Let's acknowledge at the start that partisan politics has never been a game for the thin-skinned, and that harsh attacks on your opponent's record and character are to be expected. However, there is supposed to be a larger purpose behind it, a set of actual goals that you're trying to achieve, and the GOP has had few if any. So for more than seven years now, GOP leadership has tried to gin up irrational rage against their opponents, first against Barack Obama and now against Hillary Clinton, as a distraction from the more difficult job of actually proposing and articulating policy.

They've railed endlessly against ObamaCare, casting Lord knows how many votes to repeal it, but in all that time they have yet to agree upon a health-care alternative of their own. They control both the House and the Senate, yet they cannot wrangle the minimum level of agreement among themselves that would be needed to pass a budget. President Obama has long sought congressional approval for his ongoing military actions against ISIS, but again Republicans in Congress can't agree among themselves about what that document should say, so again they've chosen to say nothing.

Officially, they do still hew to the most extreme culture-war positions. The 2016 GOP platform opposes abortion, even in situations involving rape, incest and detectable fatal birth defects in the fetus. It wants the Bible taught in public schools, it opposes embryonic stem-cell research, and it still demands an amendment to the Constitution that would outlaw gay marriage. Overall, the Log Cabin Republicans acknowledge it as "“the most anti-L.G.B.T. platform in the party’s 162-year history.”

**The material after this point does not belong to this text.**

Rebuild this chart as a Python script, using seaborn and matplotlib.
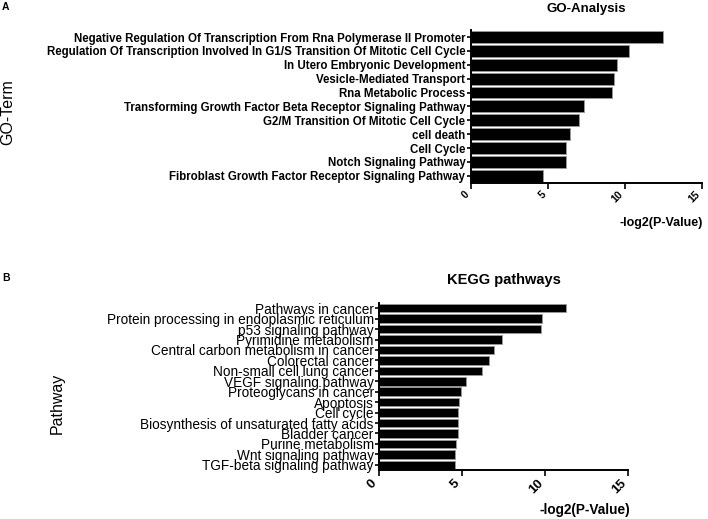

The 2016 GOP platform also proposes to abolish what little remains of our comatose campaign-finance regulation system, with churches freed to become partisan political actors and contribution limits eliminated. But again, you've heard nary a mention of any of that in the convention, not with the whole country watching and listening. Hillary-bashing fills the void nicely.

They also still have an economic policy, which House Speaker Paul Ryan tried to defend last night pretty much alone. But even with everything that has happened, and even with Ryan's attempts at repackaging, it still amounts to huge tax cuts for the wealthy, deregulation of Wall Street banks and proposals to "save" middle-class programs such as Social Security and Medicare by slashing benefits and privatizing them whenever possible. The world has changed, the nature and form of our economic challenges have changed, but they have not. In every single policy area, their solution to the growing power imbalance between workers and corporate America has been to strengthen the hand of corporate America, as if the root of our problems is that the wealthy and powerful are not yet wealthy and powerful enough, and that the rest of us have it too easy.

Trump too is a huge advocate of tax cuts for the wealthy -- according to the Tax Policy Center, the average tax cut for the top 1 percent under Trump's tax plan would be $275,000, or five times the total annual income of the typical American household. However, Trump's economic "policy" is also founded on a repudiation of free-trade agreements that traditional Republicans have long championed. So rather than expose that nasty little disagreement, they again choose to say little or nothing.

And then there's Trump. More Republicans voted against him in the primaries than for him, and he remains a deeply divisive figure even within the party that nominated him. Much of the GOP elite has stayed far away from Cleveland, including Ohio Gov. John Kasich, wanting nothing to do with Trump's coronation as party leader. And if they can't rally in unity around Trump, they can at least agree that they really really really hate Clinton.

It's not much of an organizing principle, but you take what can get sometimes.